2:14 PM. My name has been called.
2:18 PM. Hooray! Our group was notified that we could go home and we’ve fulfilled our duties. But there’s a catch. You have to give up the $15.00. If not, you must stay all day to collect your compensation. Man, tough decision. But I think I’ll head home.
While uneventful, it was good to see a little bit of how our judicial system works from a juror’s eyes. I’ve seen it from the media perspective many times. So this was a nice change.
And while I won’t be collecting my $15.00 check, or sitting through a 7-year trial at this point, I received a certificate stating I have fulfilled my obligation as an American citizen (for now). 6 hours and 18 minutes later.
God Bless America. Have a good Thanksgiving week and please try not to make your way into the judicial system… juror or otherwise.

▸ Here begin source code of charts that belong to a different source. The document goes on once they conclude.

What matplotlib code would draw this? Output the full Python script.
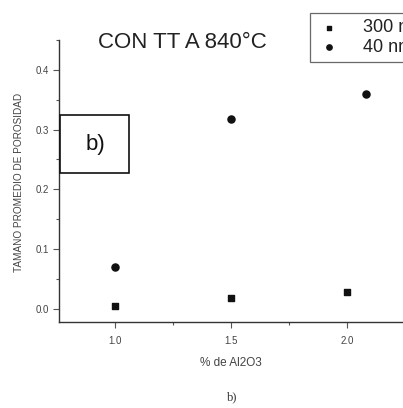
import matplotlib
matplotlib.use("Agg")
import matplotlib.pyplot as plt
from matplotlib.patches import Rectangle
from matplotlib.ticker import MultipleLocator

plt.rcParams['font.family'] = ['Liberation Sans', 'DejaVu Sans']

# data
al2o3_300 = [1.0, 1.5, 2.0]
poros_300 = [0.004, 0.018, 0.028]
al2o3_40 = [1.0, 1.5, 2.08]
poros_40 = [0.070, 0.317, 0.360]

labels = ['300 nm', '40 nm']
title = 'CON TT A 840°C'
xlabel = '% de Al2O3'
ylabel = 'TAMANO PROMEDIO DE POROSIDAD'

W, H = 403, 408
fig = plt.figure(figsize=(W / 100, H / 100), dpi=100)
fig.patch.set_facecolor('white')

# axes: left spine at x=59px, bottom spine at y=322px, top of axis at y=40px
ax = fig.add_axes([59 / W, (H - 322) / H, (W - 59) / W, (322 - 40) / H])
ax.set_xlim(0.76, 2.241)
ax.set_ylim(-0.022, 0.45)

ax.scatter(al2o3_300, poros_300, marker='s', s=22, color='#111111', label=labels[0], zorder=3)
ax.scatter(al2o3_40, poros_40, marker='o', s=26, color='#111111', label=labels[1], zorder=3)

for side in ['top', 'right']:
    ax.spines[side].set_visible(False)
for side in ['left', 'bottom']:
    ax.spines[side].set_color('#333333')
    ax.spines[side].set_linewidth(1.0)

ax.xaxis.set_major_locator(MultipleLocator(0.5))
ax.xaxis.set_minor_locator(MultipleLocator(0.25))
ax.yaxis.set_major_locator(MultipleLocator(0.1))
ax.yaxis.set_minor_locator(MultipleLocator(0.05))
ax.tick_params(which='major', direction='out', length=4, width=0.8, colors='#555555',
               labelsize=7, labelcolor='#444444')
ax.tick_params(which='minor', direction='out', length=2.5, width=0.8, colors='#555555')
ax.xaxis.set_major_formatter(plt.FuncFormatter(lambda v, p: f'{v:.1f}'))
ax.yaxis.set_major_formatter(plt.FuncFormatter(lambda v, p: f'{v:.1f}'))
ax.tick_params(axis='x', pad=6)

ax.set_xlabel(xlabel, fontsize=8.5, color='#444444', labelpad=8)
fig.text(19 / W, 1 - 182 / H, ylabel, rotation=90, ha='center', va='center',
         fontsize=7.2, color='#444444')

fig.text(182 / W, 1 - 42 / H, title, ha='center', va='center', fontsize=16, color='#222222')

# boxed panel label
fig.patches.append(Rectangle((60 / W, 1 - 173 / H), 69 / W, 58 / H, transform=fig.transFigure,
                             facecolor='white', edgecolor='#111111', linewidth=1.2, zorder=5))
fig.text(95 / W, 1 - 144 / H, 'b)', ha='center', va='center', fontsize=16, color='#111111', zorder=6)

leg = fig.legend(loc='upper left', bbox_to_anchor=(310 / W, 1 - 13 / H), fontsize=13,
                 frameon=True, fancybox=False, edgecolor='#444444', handletextpad=1.2,
                 borderpad=0.35, labelspacing=0.15, handlelength=1.4, markerscale=0.75,
                 borderaxespad=0)
leg.get_frame().set_linewidth(0.9)
for t in leg.get_texts():
    t.set_color('#222222')

fig.text(232 / W, 1 - 397 / H, 'b)', ha='center', va='center', fontsize=9,
         family=['Liberation Serif', 'DejaVu Serif'], color='#333333')

fig.savefig('out.png', dpi=100)
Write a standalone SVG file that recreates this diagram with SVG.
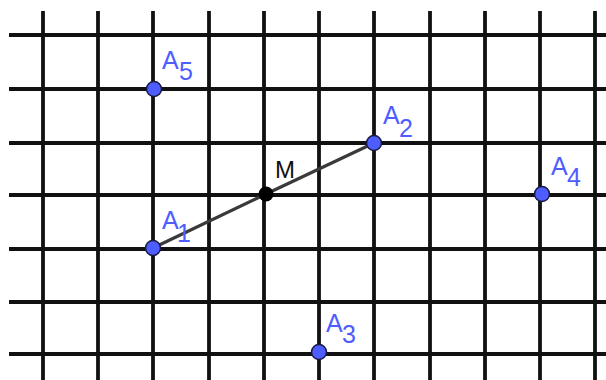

What a great read!!! I really enjoyed this article Josh!
I delved into your nice full day description as I have been selected myself All I have to say is, even if I end up there all day I hope my day goes almost like yours, uneventful. Who wants to be stuck in a jury for a day or longer and having to make the harsh decision of convicting (or not) a fellow citizen. I understand very well it’s our civic duty, I’ve done it before, but it is not something I can say I was thrilled to do or wanted to repeat.
Good luck! Hope it is uneventful. I had a lot of time to do nothing so I’m glad you took some time to read this post. All a part of life, I guess. Thanks for the comment.